## BEGIN Information shown

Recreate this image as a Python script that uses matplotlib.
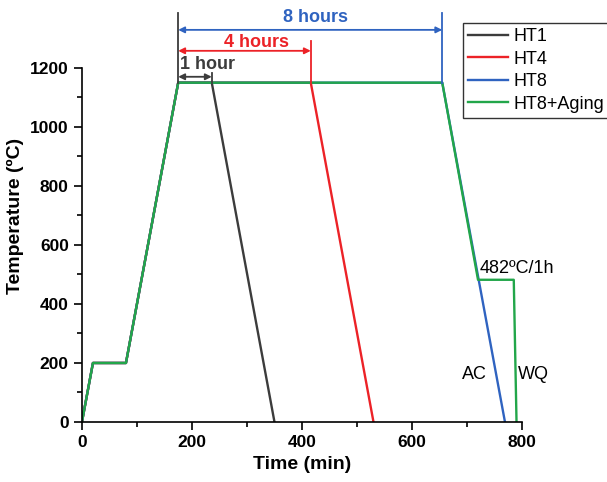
import matplotlib.pyplot as plt

plt.rcParams['font.family'] = ['Liberation Sans', 'DejaVu Sans']

# heat treatment schedules (time in min, temperature in C)
ht1_t = [0, 20, 80, 175, 236, 350]
ht1_T = [0, 200, 200, 1150, 1150, 0]
ht4_t = [0, 20, 80, 175, 416, 530]
ht4_T = [0, 200, 200, 1150, 1150, 0]
ht8_t = [0, 20, 80, 175, 655, 769]
ht8_T = [0, 200, 200, 1150, 1150, 0]
aging_t = [0, 20, 80, 175, 655, 720, 785, 790]
aging_T = [0, 200, 200, 1150, 1150, 482, 482, 0]

labels = ['HT1', 'HT4', 'HT8', 'HT8+Aging']
colors = ['#3c3c3c', '#ec2227', '#2f63c0', '#22a64a']

fig = plt.figure(figsize=(6.07, 4.82), dpi=100)
ax = fig.add_axes([0.135, 0.1245, 0.725, 0.857])

ax.plot(ht1_t, ht1_T, color=colors[0], lw=1.7, label=labels[0])
ax.plot(ht4_t, ht4_T, color=colors[1], lw=1.7, label=labels[1])
ax.plot(ht8_t, ht8_T, color=colors[2], lw=1.7, label=labels[2])
ax.plot(aging_t, aging_T, color=colors[3], lw=1.7, label=labels[3])

# holding time markers
ax.plot([175, 175], [1150, 1385], color=colors[0], lw=1.3)
ax.plot([236, 236], [1150, 1183], color=colors[0], lw=1.3)
ax.plot([416, 416], [1150, 1290], color=colors[1], lw=1.3)
ax.plot([655, 655], [1150, 1385], color=colors[2], lw=1.3)

arrows = [(236, 1170, colors[0]), (416, 1258, colors[1]), (655, 1329, colors[2])]
for x_end, y, c in arrows:
    ax.annotate('', xy=(x_end, y), xytext=(175, y),
                arrowprops=dict(arrowstyle='<|-|>', color=c, lw=1.3,
                                mutation_scale=9, shrinkA=0, shrinkB=0))

ax.text(178, 1210, '1 hour', color=colors[0], fontsize=13, fontweight='bold',
        ha='left', va='center')
ax.text(318, 1285, '4 hours', color=colors[1], fontsize=13, fontweight='bold',
        ha='center', va='center')
ax.text(424, 1370, '8 hours', color=colors[2], fontsize=13, fontweight='bold',
        ha='center', va='center')

ax.text(723, 520, '482ºC/1h', fontsize=13, ha='left', va='center')
ax.text(690, 160, 'AC', fontsize=13, ha='left', va='center')
ax.text(793, 160, 'WQ', fontsize=13, ha='left', va='center')

ax.set_xlim(0, 800)
ax.set_ylim(0, 1400)
ax.set_xticks([0, 200, 400, 600, 800])
ax.set_xticks([100, 300, 500, 700], minor=True)
ax.set_yticks([0, 200, 400, 600, 800, 1000, 1200])
ax.set_yticks([100, 300, 500, 700, 900, 1100], minor=True)
ax.spines['top'].set_visible(False)
ax.spines['right'].set_visible(False)
ax.spines['left'].set_bounds(0, 1200)
ax.spines['bottom'].set_bounds(0, 800)
ax.spines['left'].set_linewidth(1.2)
ax.spines['bottom'].set_linewidth(1.2)
ax.tick_params(which='major', length=6, width=1.2, labelsize=12.5)
ax.tick_params(which='minor', length=3.5, width=1.2)
for lab in ax.get_xticklabels() + ax.get_yticklabels():
    lab.set_fontweight('bold')

ax.set_xlabel('Time (min)', fontsize=14, fontweight='bold')
ax.set_ylabel('Temperature (ºC)', fontsize=14, fontweight='bold')

leg = ax.legend(loc='upper left', bbox_to_anchor=(0.866, 0.966), fontsize=13,
                frameon=True, fancybox=False, edgecolor='black',
                handlelength=2.2, borderaxespad=0, labelspacing=0.3,
                handletextpad=0.3, borderpad=0.3)
leg.get_frame().set_linewidth(1.0)

fig.savefig('out.png', dpi=100)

## END Information shown

### Instructions for the task
Emit the lines of the material exactly, from its first line to the line containing "ax.text(793, 160, 'WQ', fontsize=13, ha='left', va='center')", inclusive; leave every picture out.

### Answer to the task
Recreate this image as a Python script that uses matplotlib.
import matplotlib.pyplot as plt

plt.rcParams['font.family'] = ['Liberation Sans', 'DejaVu Sans']

# heat treatment schedules (time in min, temperature in C)
ht1_t = [0, 20, 80, 175, 236, 350]
ht1_T = [0, 200, 200, 1150, 1150, 0]
ht4_t = [0, 20, 80, 175, 416, 530]
ht4_T = [0, 200, 200, 1150, 1150, 0]
ht8_t = [0, 20, 80, 175, 655, 769]
ht8_T = [0, 200, 200, 1150, 1150, 0]
aging_t = [0, 20, 80, 175, 655, 720, 785, 790]
aging_T = [0, 200, 200, 1150, 1150, 482, 482, 0]

labels = ['HT1', 'HT4', 'HT8', 'HT8+Aging']
colors = ['#3c3c3c', '#ec2227', '#2f63c0', '#22a64a']

fig = plt.figure(figsize=(6.07, 4.82), dpi=100)
ax = fig.add_axes([0.135, 0.1245, 0.725, 0.857])

ax.plot(ht1_t, ht1_T, color=colors[0], lw=1.7, label=labels[0])
ax.plot(ht4_t, ht4_T, color=colors[1], lw=1.7, label=labels[1])
ax.plot(ht8_t, ht8_T, color=colors[2], lw=1.7, label=labels[2])
ax.plot(aging_t, aging_T, color=colors[3], lw=1.7, label=labels[3])

# holding time markers
ax.plot([175, 175], [1150, 1385], color=colors[0], lw=1.3)
ax.plot([236, 236], [1150, 1183], color=colors[0], lw=1.3)
ax.plot([416, 416], [1150, 1290], color=colors[1], lw=1.3)
ax.plot([655, 655], [1150, 1385], color=colors[2], lw=1.3)

arrows = [(236, 1170, colors[0]), (416, 1258, colors[1]), (655, 1329, colors[2])]
for x_end, y, c in arrows:
    ax.annotate('', xy=(x_end, y), xytext=(175, y),
                arrowprops=dict(arrowstyle='<|-|>', color=c, lw=1.3,
                                mutation_scale=9, shrinkA=0, shrinkB=0))

ax.text(178, 1210, '1 hour', color=colors[0], fontsize=13, fontweight='bold',
        ha='left', va='center')
ax.text(318, 1285, '4 hours', color=colors[1], fontsize=13, fontweight='bold',
        ha='center', va='center')
ax.text(424, 1370, '8 hours', color=colors[2], fontsize=13, fontweight='bold',
        ha='center', va='center')

ax.text(723, 520, '482ºC/1h', fontsize=13, ha='left', va='center')
ax.text(690, 160, 'AC', fontsize=13, ha='left', va='center')
ax.text(793, 160, 'WQ', fontsize=13, ha='left', va='center')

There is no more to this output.